= DIRECTIVE =
Retype the whole listing, please, keeping every line exact and dropping the pictures.

● ● ● ●

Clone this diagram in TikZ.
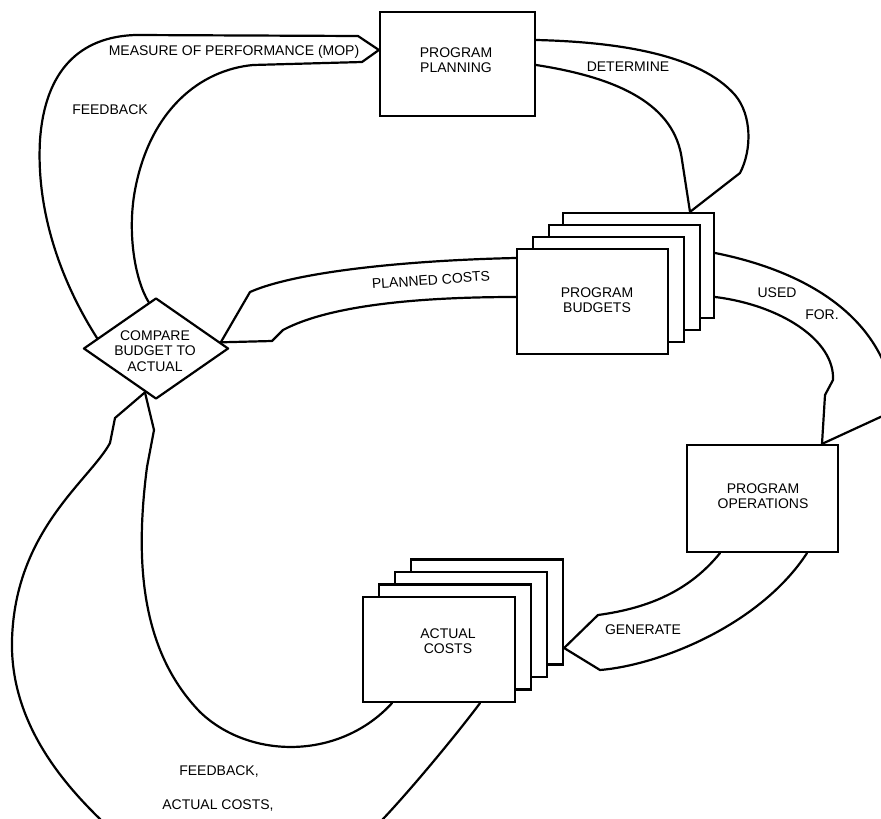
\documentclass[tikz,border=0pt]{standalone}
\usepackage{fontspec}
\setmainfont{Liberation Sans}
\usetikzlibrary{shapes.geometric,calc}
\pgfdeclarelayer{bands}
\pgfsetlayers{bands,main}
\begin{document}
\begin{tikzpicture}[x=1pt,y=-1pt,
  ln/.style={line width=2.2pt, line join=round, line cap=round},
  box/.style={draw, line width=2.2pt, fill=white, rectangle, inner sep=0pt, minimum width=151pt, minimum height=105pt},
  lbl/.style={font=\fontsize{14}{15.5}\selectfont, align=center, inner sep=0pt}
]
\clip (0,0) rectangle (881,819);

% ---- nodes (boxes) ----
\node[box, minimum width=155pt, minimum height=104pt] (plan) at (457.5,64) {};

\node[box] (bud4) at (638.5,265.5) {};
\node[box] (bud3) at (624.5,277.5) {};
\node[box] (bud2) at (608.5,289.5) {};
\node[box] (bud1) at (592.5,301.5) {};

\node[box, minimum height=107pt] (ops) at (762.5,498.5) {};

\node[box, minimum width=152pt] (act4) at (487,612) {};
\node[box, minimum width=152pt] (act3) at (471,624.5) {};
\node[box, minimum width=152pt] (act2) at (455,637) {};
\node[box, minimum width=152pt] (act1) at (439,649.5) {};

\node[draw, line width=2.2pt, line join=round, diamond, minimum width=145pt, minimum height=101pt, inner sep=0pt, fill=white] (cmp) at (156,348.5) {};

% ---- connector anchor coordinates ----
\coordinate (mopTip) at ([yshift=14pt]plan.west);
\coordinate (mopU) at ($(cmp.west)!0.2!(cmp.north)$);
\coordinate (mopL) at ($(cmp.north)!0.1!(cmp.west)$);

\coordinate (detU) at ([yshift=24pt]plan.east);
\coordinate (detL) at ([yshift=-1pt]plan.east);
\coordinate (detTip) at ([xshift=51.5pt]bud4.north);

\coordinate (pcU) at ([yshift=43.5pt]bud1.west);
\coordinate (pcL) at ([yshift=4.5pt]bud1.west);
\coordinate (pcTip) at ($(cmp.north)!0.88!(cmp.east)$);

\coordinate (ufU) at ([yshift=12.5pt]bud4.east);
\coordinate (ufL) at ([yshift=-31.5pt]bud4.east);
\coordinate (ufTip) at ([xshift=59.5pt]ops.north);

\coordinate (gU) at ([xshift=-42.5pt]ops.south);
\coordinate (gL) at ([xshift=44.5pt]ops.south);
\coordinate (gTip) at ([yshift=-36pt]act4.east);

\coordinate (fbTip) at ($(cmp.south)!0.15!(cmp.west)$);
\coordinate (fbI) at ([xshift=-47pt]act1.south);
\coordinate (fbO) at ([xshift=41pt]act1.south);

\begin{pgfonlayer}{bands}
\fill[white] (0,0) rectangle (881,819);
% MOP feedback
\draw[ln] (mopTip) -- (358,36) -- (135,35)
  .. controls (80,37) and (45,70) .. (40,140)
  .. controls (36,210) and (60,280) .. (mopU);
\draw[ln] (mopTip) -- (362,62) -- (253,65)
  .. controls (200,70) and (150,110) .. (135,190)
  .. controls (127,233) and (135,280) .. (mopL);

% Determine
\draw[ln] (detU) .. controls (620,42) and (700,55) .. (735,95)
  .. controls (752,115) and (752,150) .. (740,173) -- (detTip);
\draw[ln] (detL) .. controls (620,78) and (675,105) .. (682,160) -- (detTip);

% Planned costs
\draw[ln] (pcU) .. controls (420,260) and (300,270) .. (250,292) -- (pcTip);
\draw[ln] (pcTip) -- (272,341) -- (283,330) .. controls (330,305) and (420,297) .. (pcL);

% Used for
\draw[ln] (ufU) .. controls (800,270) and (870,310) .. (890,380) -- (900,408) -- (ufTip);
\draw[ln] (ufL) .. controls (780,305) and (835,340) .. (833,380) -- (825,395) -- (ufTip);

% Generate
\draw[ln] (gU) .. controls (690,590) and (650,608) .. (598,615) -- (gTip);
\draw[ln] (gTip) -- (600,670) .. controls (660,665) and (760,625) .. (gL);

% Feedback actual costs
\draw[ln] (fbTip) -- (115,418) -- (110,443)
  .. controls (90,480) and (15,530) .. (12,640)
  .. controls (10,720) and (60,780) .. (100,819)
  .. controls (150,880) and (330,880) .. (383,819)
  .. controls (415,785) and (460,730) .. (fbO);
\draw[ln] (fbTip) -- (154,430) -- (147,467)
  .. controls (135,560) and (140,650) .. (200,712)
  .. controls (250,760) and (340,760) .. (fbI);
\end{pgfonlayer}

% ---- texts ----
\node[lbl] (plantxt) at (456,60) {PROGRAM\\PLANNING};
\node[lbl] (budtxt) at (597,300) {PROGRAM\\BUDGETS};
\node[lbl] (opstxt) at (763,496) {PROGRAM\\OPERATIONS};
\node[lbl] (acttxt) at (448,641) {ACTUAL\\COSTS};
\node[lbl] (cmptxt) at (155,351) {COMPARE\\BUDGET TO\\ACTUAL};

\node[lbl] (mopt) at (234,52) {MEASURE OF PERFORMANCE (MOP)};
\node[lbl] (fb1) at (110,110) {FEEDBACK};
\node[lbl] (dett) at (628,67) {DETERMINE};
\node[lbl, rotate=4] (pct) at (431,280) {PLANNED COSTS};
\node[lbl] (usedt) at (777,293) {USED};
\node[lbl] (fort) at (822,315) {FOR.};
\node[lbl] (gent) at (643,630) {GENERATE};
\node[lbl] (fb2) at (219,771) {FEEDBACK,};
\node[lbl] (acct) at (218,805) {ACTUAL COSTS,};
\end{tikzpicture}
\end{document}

● ● ● ●

= COMPLETE OUTPUT =
Clone this diagram in TikZ.
\documentclass[tikz,border=0pt]{standalone}
\usepackage{fontspec}
\setmainfont{Liberation Sans}
\usetikzlibrary{shapes.geometric,calc}
\pgfdeclarelayer{bands}
\pgfsetlayers{bands,main}
\begin{document}
\begin{tikzpicture}[x=1pt,y=-1pt,
  ln/.style={line width=2.2pt, line join=round, line cap=round},
  box/.style={draw, line width=2.2pt, fill=white, rectangle, inner sep=0pt, minimum width=151pt, minimum height=105pt},
  lbl/.style={font=\fontsize{14}{15.5}\selectfont, align=center, inner sep=0pt}
]
\clip (0,0) rectangle (881,819);

% ---- nodes (boxes) ----
\node[box, minimum width=155pt, minimum height=104pt] (plan) at (457.5,64) {};

\node[box] (bud4) at (638.5,265.5) {};
\node[box] (bud3) at (624.5,277.5) {};
\node[box] (bud2) at (608.5,289.5) {};
\node[box] (bud1) at (592.5,301.5) {};

\node[box, minimum height=107pt] (ops) at (762.5,498.5) {};

\node[box, minimum width=152pt] (act4) at (487,612) {};
\node[box, minimum width=152pt] (act3) at (471,624.5) {};
\node[box, minimum width=152pt] (act2) at (455,637) {};
\node[box, minimum width=152pt] (act1) at (439,649.5) {};

\node[draw, line width=2.2pt, line join=round, diamond, minimum width=145pt, minimum height=101pt, inner sep=0pt, fill=white] (cmp) at (156,348.5) {};

% ---- connector anchor coordinates ----
\coordinate (mopTip) at ([yshift=14pt]plan.west);
\coordinate (mopU) at ($(cmp.west)!0.2!(cmp.north)$);
\coordinate (mopL) at ($(cmp.north)!0.1!(cmp.west)$);

\coordinate (detU) at ([yshift=24pt]plan.east);
\coordinate (detL) at ([yshift=-1pt]plan.east);
\coordinate (detTip) at ([xshift=51.5pt]bud4.north);

\coordinate (pcU) at ([yshift=43.5pt]bud1.west);
\coordinate (pcL) at ([yshift=4.5pt]bud1.west);
\coordinate (pcTip) at ($(cmp.north)!0.88!(cmp.east)$);

\coordinate (ufU) at ([yshift=12.5pt]bud4.east);
\coordinate (ufL) at ([yshift=-31.5pt]bud4.east);
\coordinate (ufTip) at ([xshift=59.5pt]ops.north);

\coordinate (gU) at ([xshift=-42.5pt]ops.south);
\coordinate (gL) at ([xshift=44.5pt]ops.south);
\coordinate (gTip) at ([yshift=-36pt]act4.east);

\coordinate (fbTip) at ($(cmp.south)!0.15!(cmp.west)$);
\coordinate (fbI) at ([xshift=-47pt]act1.south);
\coordinate (fbO) at ([xshift=41pt]act1.south);

\begin{pgfonlayer}{bands}
\fill[white] (0,0) rectangle (881,819);
% MOP feedback
\draw[ln] (mopTip) -- (358,36) -- (135,35)
  .. controls (80,37) and (45,70) .. (40,140)
  .. controls (36,210) and (60,280) .. (mopU);
\draw[ln] (mopTip) -- (362,62) -- (253,65)
  .. controls (200,70) and (150,110) .. (135,190)
  .. controls (127,233) and (135,280) .. (mopL);

% Determine
\draw[ln] (detU) .. controls (620,42) and (700,55) .. (735,95)
  .. controls (752,115) and (752,150) .. (740,173) -- (detTip);
\draw[ln] (detL) .. controls (620,78) and (675,105) .. (682,160) -- (detTip);

% Planned costs
\draw[ln] (pcU) .. controls (420,260) and (300,270) .. (250,292) -- (pcTip);
\draw[ln] (pcTip) -- (272,341) -- (283,330) .. controls (330,305) and (420,297) .. (pcL);

% Used for
\draw[ln] (ufU) .. controls (800,270) and (870,310) .. (890,380) -- (900,408) -- (ufTip);
\draw[ln] (ufL) .. controls (780,305) and (835,340) .. (833,380) -- (825,395) -- (ufTip);

% Generate
\draw[ln] (gU) .. controls (690,590) and (650,608) .. (598,615) -- (gTip);
\draw[ln] (gTip) -- (600,670) .. controls (660,665) and (760,625) .. (gL);

% Feedback actual costs
\draw[ln] (fbTip) -- (115,418) -- (110,443)
  .. controls (90,480) and (15,530) .. (12,640)
  .. controls (10,720) and (60,780) .. (100,819)
  .. controls (150,880) and (330,880) .. (383,819)
  .. controls (415,785) and (460,730) .. (fbO);
\draw[ln] (fbTip) -- (154,430) -- (147,467)
  .. controls (135,560) and (140,650) .. (200,712)
  .. controls (250,760) and (340,760) .. (fbI);
\end{pgfonlayer}

% ---- texts ----
\node[lbl] (plantxt) at (456,60) {PROGRAM\\PLANNING};
\node[lbl] (budtxt) at (597,300) {PROGRAM\\BUDGETS};
\node[lbl] (opstxt) at (763,496) {PROGRAM\\OPERATIONS};
\node[lbl] (acttxt) at (448,641) {ACTUAL\\COSTS};
\node[lbl] (cmptxt) at (155,351) {COMPARE\\BUDGET TO\\ACTUAL};

\node[lbl] (mopt) at (234,52) {MEASURE OF PERFORMANCE (MOP)};
\node[lbl] (fb1) at (110,110) {FEEDBACK};
\node[lbl] (dett) at (628,67) {DETERMINE};
\node[lbl, rotate=4] (pct) at (431,280) {PLANNED COSTS};
\node[lbl] (usedt) at (777,293) {USED};
\node[lbl] (fort) at (822,315) {FOR.};
\node[lbl] (gent) at (643,630) {GENERATE};
\node[lbl] (fb2) at (219,771) {FEEDBACK,};
\node[lbl] (acct) at (218,805) {ACTUAL COSTS,};
\end{tikzpicture}
\end{document}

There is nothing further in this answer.